• _Work instructions_
Copy the material that follows word for word and omit its pictures.

• _Source excerpt_

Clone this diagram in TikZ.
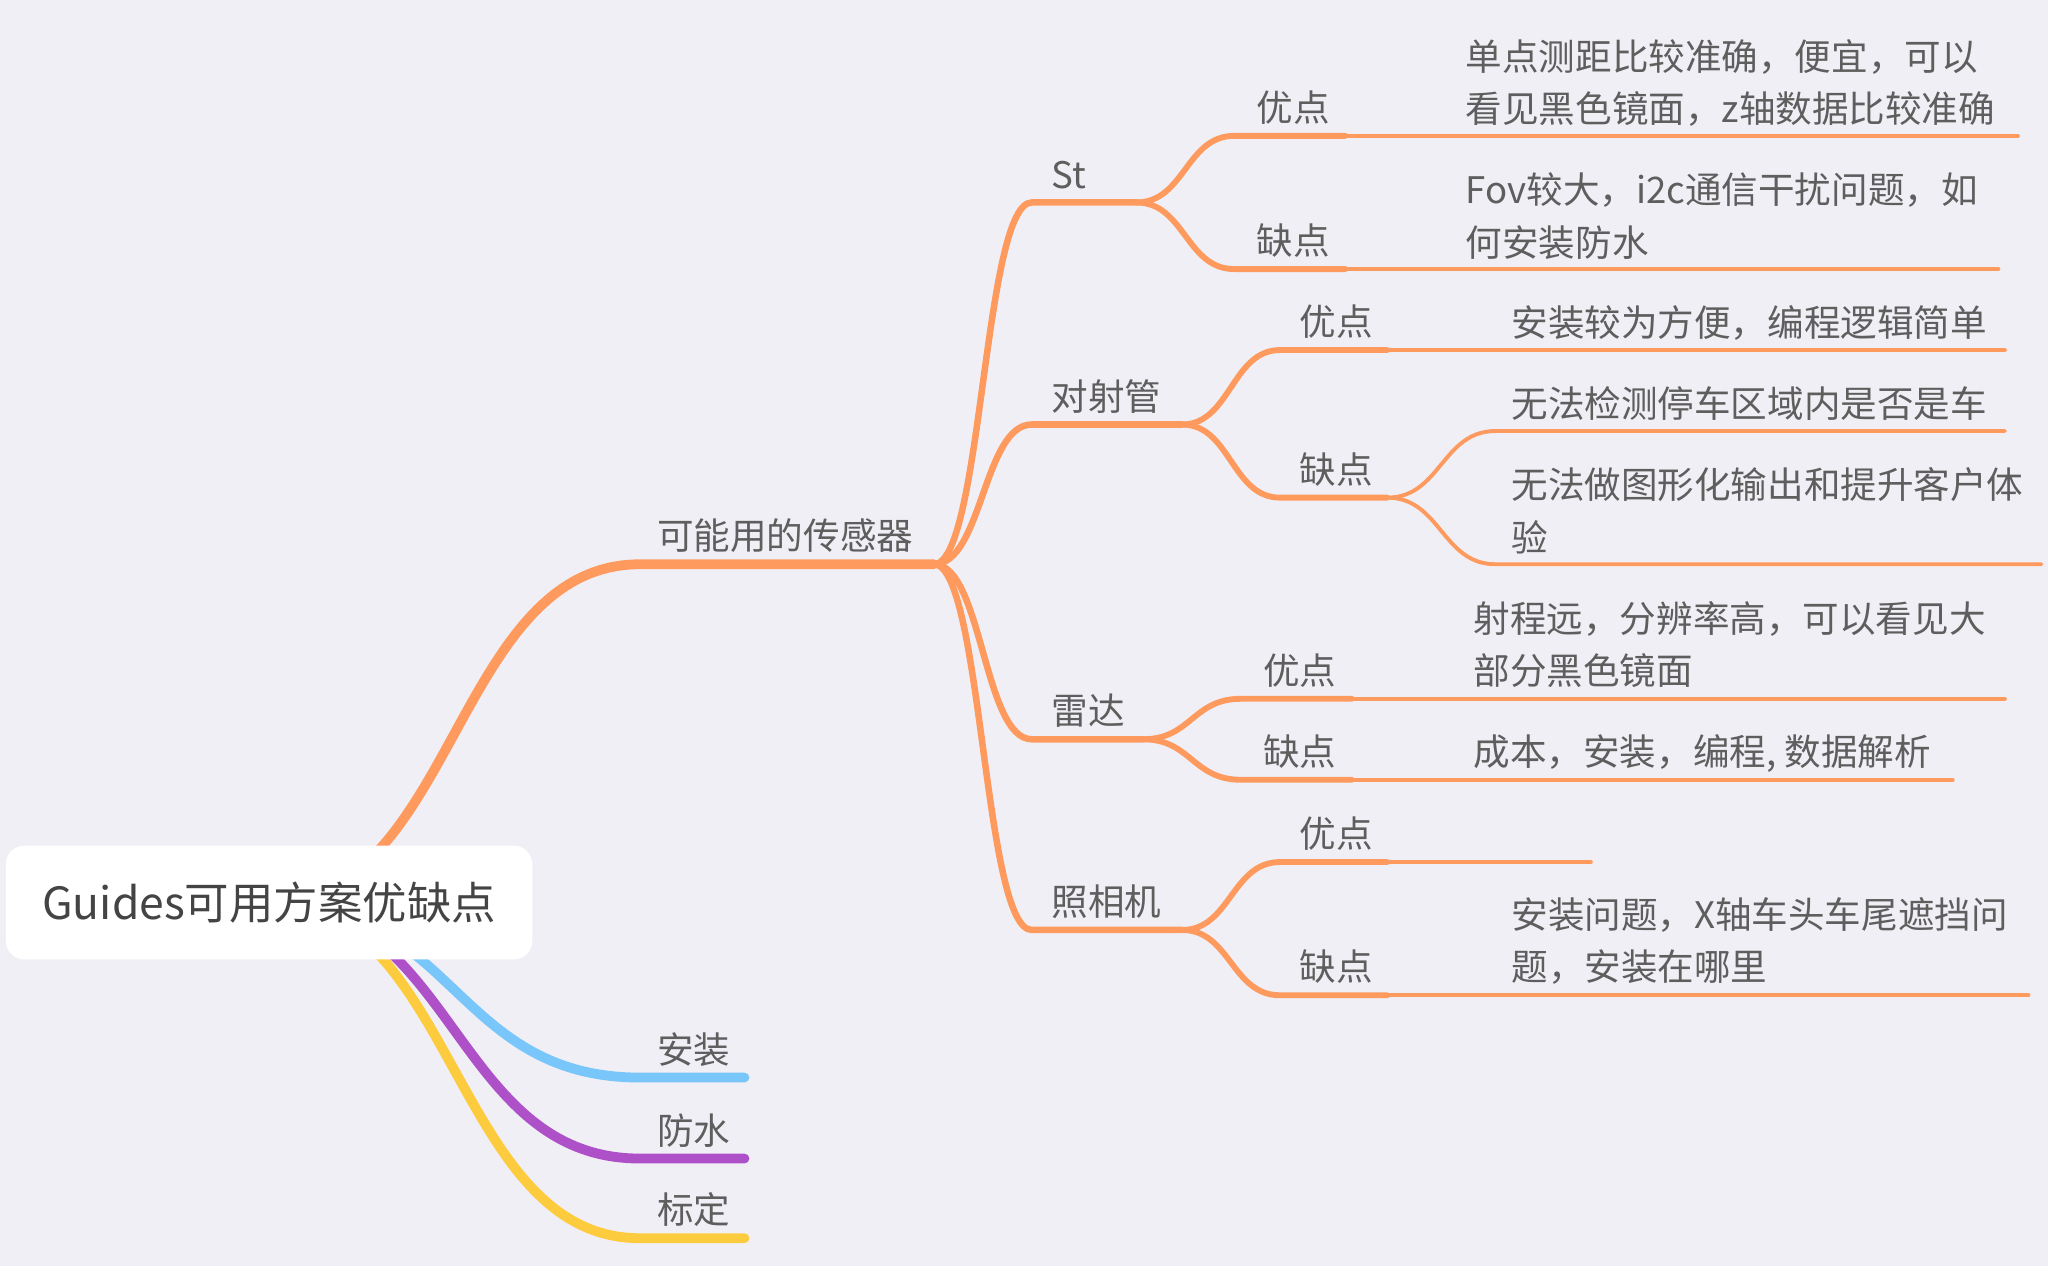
\documentclass[tikz,border=0pt]{standalone}
\usepackage{fontspec}
\setmainfont{Noto Sans CJK SC}
\usepackage{xcolor}
\definecolor{bg}{HTML}{F0EFF5}
\definecolor{org}{HTML}{FF9A5E}
\definecolor{blu}{HTML}{78C6FA}
\definecolor{pur}{HTML}{AE50C8}
\definecolor{yel}{HTML}{FDCB3E}
\definecolor{txt}{HTML}{5E5E5E}
\definecolor{roottxt}{HTML}{444444}

\begin{document}
\begin{tikzpicture}[x=1pt, y=-1pt, line cap=round,
  lbl/.style={anchor=base west, inner sep=0pt, text=txt, align=left, font=\fontsize{28}{40}\selectfont},
  br/.style={line width=7.5pt},
  sub/.style={org, line width=5pt},
  pc/.style={org, line width=4.5pt},
  lf/.style={org, line width=3pt}]

\fill[bg] (0,0) rectangle (1568,969);
\useasboundingbox (0,0) rectangle (1568,969);

\coordinate (rt) at (206,691);
\coordinate (cgq-a) at (490,432);
\coordinate (cgq-b) at (715,432);
\coordinate (az-a) at (490,825);
\coordinate (az-b) at (570,825);
\coordinate (fs-a) at (490,887);
\coordinate (fs-b) at (570,887);
\coordinate (bd-a) at (490,948);
\coordinate (bd-b) at (570,948);

\draw[br, yel] (rt) .. controls +(142,0) and +(-142,0) .. (bd-a) -- (bd-b);
\draw[br, pur] (rt) .. controls +(142,0) and +(-142,0) .. (fs-a) -- (fs-b);
\draw[br, blu] (rt) .. controls +(142,0) and +(-142,0) .. (az-a) -- (az-b);
\draw[br, org] (rt) .. controls +(142,0) and +(-142,0) .. (cgq-a) -- (cgq-b);

\foreach \n/\xa/\xb/\y in {st/790/870/155, dsg/790/905/325, ld/790/875/566, zxj/790/905/712}{
  \coordinate (\n-a) at (\xa,\y);
  \coordinate (\n-b) at (\xb,\y);
  \draw[sub] (cgq-b) .. controls +(37,0) and +(-37,0) .. (\n-a) -- (\n-b);
}

\foreach \p/\n/\xa/\xb/\y in {st/st-yd/945/1030/104, st/st-qd/945/1030/206,
    dsg/dsg-yd/980/1062/268, dsg/dsg-qd/980/1062/381,
    ld/ld-yd/950/1035/535, ld/ld-qd/950/1035/597,
    zxj/zxj-yd/980/1062/660, zxj/zxj-qd/980/1062/762}{
  \coordinate (\n-a) at (\xa,\y);
  \coordinate (\n-b) at (\xb,\y);
  \draw[pc] (\p-b) .. controls +(37,0) and +(-37,0) .. (\n-a) -- (\n-b);
}

\foreach \n/\xc/\y in {st-yd/1545/104, st-qd/1530/206, dsg-yd/1535/268,
    ld-yd/1535/535, ld-qd/1495/597, zxj-yd/1218/660, zxj-qd/1553/762}{
  \coordinate (\n-c) at (\xc,\y);
  \draw[lf] (\n-b) -- (\n-c);
}

\coordinate (dsg-qd-a1) at (1145,330);
\coordinate (dsg-qd-c1) at (1535,330);
\coordinate (dsg-qd-a2) at (1145,432);
\coordinate (dsg-qd-c2) at (1563,432);
\draw[lf] (dsg-qd-b) .. controls +(41,0) and +(-41,0) .. (dsg-qd-a1) -- (dsg-qd-c1);
\draw[lf] (dsg-qd-b) .. controls +(41,0) and +(-41,0) .. (dsg-qd-a2) -- (dsg-qd-c2);

\node[fill=white, rounded corners=14pt, minimum width=403pt, minimum height=87pt,
  inner sep=0pt, text=roottxt, font=\fontsize{34}{40}\selectfont] (root) at (rt) {Guides可用方案优缺点};

\node[lbl] (cgq) at (503,421) {可能用的传感器};
\node[lbl] (az) at (503,814) {安装};
\node[lbl] (fs) at (503,876) {防水};
\node[lbl] (bd) at (503,937) {标定};

\node[lbl] (st) at (805,144) {St};
\node[lbl] (dsg) at (805,314) {对射管};
\node[lbl] (ld) at (805,555) {雷达};
\node[lbl] (zxj) at (805,701) {照相机};

\node[lbl] (st-yd) at (962,93) {优点};
\node[lbl] (st-qd) at (962,195) {缺点};
\node[lbl] (dsg-yd) at (995,257) {优点};
\node[lbl] (dsg-qd) at (995,370) {缺点};
\node[lbl] (ld-yd) at (967,524) {优点};
\node[lbl] (ld-qd) at (967,586) {缺点};
\node[lbl] (zxj-yd) at (995,649) {优点};
\node[lbl] (zxj-qd) at (995,751) {缺点};

\node[lbl] (st-yd-t) at (1122,94) {单点测距比较准确，便宜，可以\\看见黑色镜面，z轴数据比较准确};
\node[lbl] (st-qd-t) at (1122,196) {Fov较大，i2c通信干扰问题，如\\何安装防水};
\node[lbl] (dsg-yd-t) at (1157,258) {安装较为方便，编程逻辑简单};
\node[lbl] (dsg-qd-t1) at (1157,320) {无法检测停车区域内是否是车};
\node[lbl] (dsg-qd-t2) at (1157,422) {无法做图形化输出和提升客户体\\验};
\node[lbl] (ld-yd-t) at (1128,524) {射程远，分辨率高，可以看见大\\部分黑色镜面};
\node[lbl] (ld-qd-t) at (1128,586) {成本，安装，编程, 数据解析};
\node[lbl] (zxj-qd-t) at (1157,751) {安装问题，X轴车头车尾遮挡问\\题，安装在哪里};

\end{tikzpicture}
\end{document}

• _Response to the exercise_
Clone this diagram in TikZ.
\documentclass[tikz,border=0pt]{standalone}
\usepackage{fontspec}
\setmainfont{Noto Sans CJK SC}
\usepackage{xcolor}
\definecolor{bg}{HTML}{F0EFF5}
\definecolor{org}{HTML}{FF9A5E}
\definecolor{blu}{HTML}{78C6FA}
\definecolor{pur}{HTML}{AE50C8}
\definecolor{yel}{HTML}{FDCB3E}
\definecolor{txt}{HTML}{5E5E5E}
\definecolor{roottxt}{HTML}{444444}

\begin{document}
\begin{tikzpicture}[x=1pt, y=-1pt, line cap=round,
  lbl/.style={anchor=base west, inner sep=0pt, text=txt, align=left, font=\fontsize{28}{40}\selectfont},
  br/.style={line width=7.5pt},
  sub/.style={org, line width=5pt},
  pc/.style={org, line width=4.5pt},
  lf/.style={org, line width=3pt}]

\fill[bg] (0,0) rectangle (1568,969);
\useasboundingbox (0,0) rectangle (1568,969);

\coordinate (rt) at (206,691);
\coordinate (cgq-a) at (490,432);
\coordinate (cgq-b) at (715,432);
\coordinate (az-a) at (490,825);
\coordinate (az-b) at (570,825);
\coordinate (fs-a) at (490,887);
\coordinate (fs-b) at (570,887);
\coordinate (bd-a) at (490,948);
\coordinate (bd-b) at (570,948);

\draw[br, yel] (rt) .. controls +(142,0) and +(-142,0) .. (bd-a) -- (bd-b);
\draw[br, pur] (rt) .. controls +(142,0) and +(-142,0) .. (fs-a) -- (fs-b);
\draw[br, blu] (rt) .. controls +(142,0) and +(-142,0) .. (az-a) -- (az-b);
\draw[br, org] (rt) .. controls +(142,0) and +(-142,0) .. (cgq-a) -- (cgq-b);

\foreach \n/\xa/\xb/\y in {st/790/870/155, dsg/790/905/325, ld/790/875/566, zxj/790/905/712}{
  \coordinate (\n-a) at (\xa,\y);
  \coordinate (\n-b) at (\xb,\y);
  \draw[sub] (cgq-b) .. controls +(37,0) and +(-37,0) .. (\n-a) -- (\n-b);
}

\foreach \p/\n/\xa/\xb/\y in {st/st-yd/945/1030/104, st/st-qd/945/1030/206,
    dsg/dsg-yd/980/1062/268, dsg/dsg-qd/980/1062/381,
    ld/ld-yd/950/1035/535, ld/ld-qd/950/1035/597,
    zxj/zxj-yd/980/1062/660, zxj/zxj-qd/980/1062/762}{
  \coordinate (\n-a) at (\xa,\y);
  \coordinate (\n-b) at (\xb,\y);
  \draw[pc] (\p-b) .. controls +(37,0) and +(-37,0) .. (\n-a) -- (\n-b);
}

\foreach \n/\xc/\y in {st-yd/1545/104, st-qd/1530/206, dsg-yd/1535/268,
    ld-yd/1535/535, ld-qd/1495/597, zxj-yd/1218/660, zxj-qd/1553/762}{
  \coordinate (\n-c) at (\xc,\y);
  \draw[lf] (\n-b) -- (\n-c);
}

\coordinate (dsg-qd-a1) at (1145,330);
\coordinate (dsg-qd-c1) at (1535,330);
\coordinate (dsg-qd-a2) at (1145,432);
\coordinate (dsg-qd-c2) at (1563,432);
\draw[lf] (dsg-qd-b) .. controls +(41,0) and +(-41,0) .. (dsg-qd-a1) -- (dsg-qd-c1);
\draw[lf] (dsg-qd-b) .. controls +(41,0) and +(-41,0) .. (dsg-qd-a2) -- (dsg-qd-c2);

\node[fill=white, rounded corners=14pt, minimum width=403pt, minimum height=87pt,
  inner sep=0pt, text=roottxt, font=\fontsize{34}{40}\selectfont] (root) at (rt) {Guides可用方案优缺点};

\node[lbl] (cgq) at (503,421) {可能用的传感器};
\node[lbl] (az) at (503,814) {安装};
\node[lbl] (fs) at (503,876) {防水};
\node[lbl] (bd) at (503,937) {标定};

\node[lbl] (st) at (805,144) {St};
\node[lbl] (dsg) at (805,314) {对射管};
\node[lbl] (ld) at (805,555) {雷达};
\node[lbl] (zxj) at (805,701) {照相机};

\node[lbl] (st-yd) at (962,93) {优点};
\node[lbl] (st-qd) at (962,195) {缺点};
\node[lbl] (dsg-yd) at (995,257) {优点};
\node[lbl] (dsg-qd) at (995,370) {缺点};
\node[lbl] (ld-yd) at (967,524) {优点};
\node[lbl] (ld-qd) at (967,586) {缺点};
\node[lbl] (zxj-yd) at (995,649) {优点};
\node[lbl] (zxj-qd) at (995,751) {缺点};

\node[lbl] (st-yd-t) at (1122,94) {单点测距比较准确，便宜，可以\\看见黑色镜面，z轴数据比较准确};
\node[lbl] (st-qd-t) at (1122,196) {Fov较大，i2c通信干扰问题，如\\何安装防水};
\node[lbl] (dsg-yd-t) at (1157,258) {安装较为方便，编程逻辑简单};
\node[lbl] (dsg-qd-t1) at (1157,320) {无法检测停车区域内是否是车};
\node[lbl] (dsg-qd-t2) at (1157,422) {无法做图形化输出和提升客户体\\验};
\node[lbl] (ld-yd-t) at (1128,524) {射程远，分辨率高，可以看见大\\部分黑色镜面};
\node[lbl] (ld-qd-t) at (1128,586) {成本，安装，编程, 数据解析};
\node[lbl] (zxj-qd-t) at (1157,751) {安装问题，X轴车头车尾遮挡问\\题，安装在哪里};

\end{tikzpicture}
\end{document}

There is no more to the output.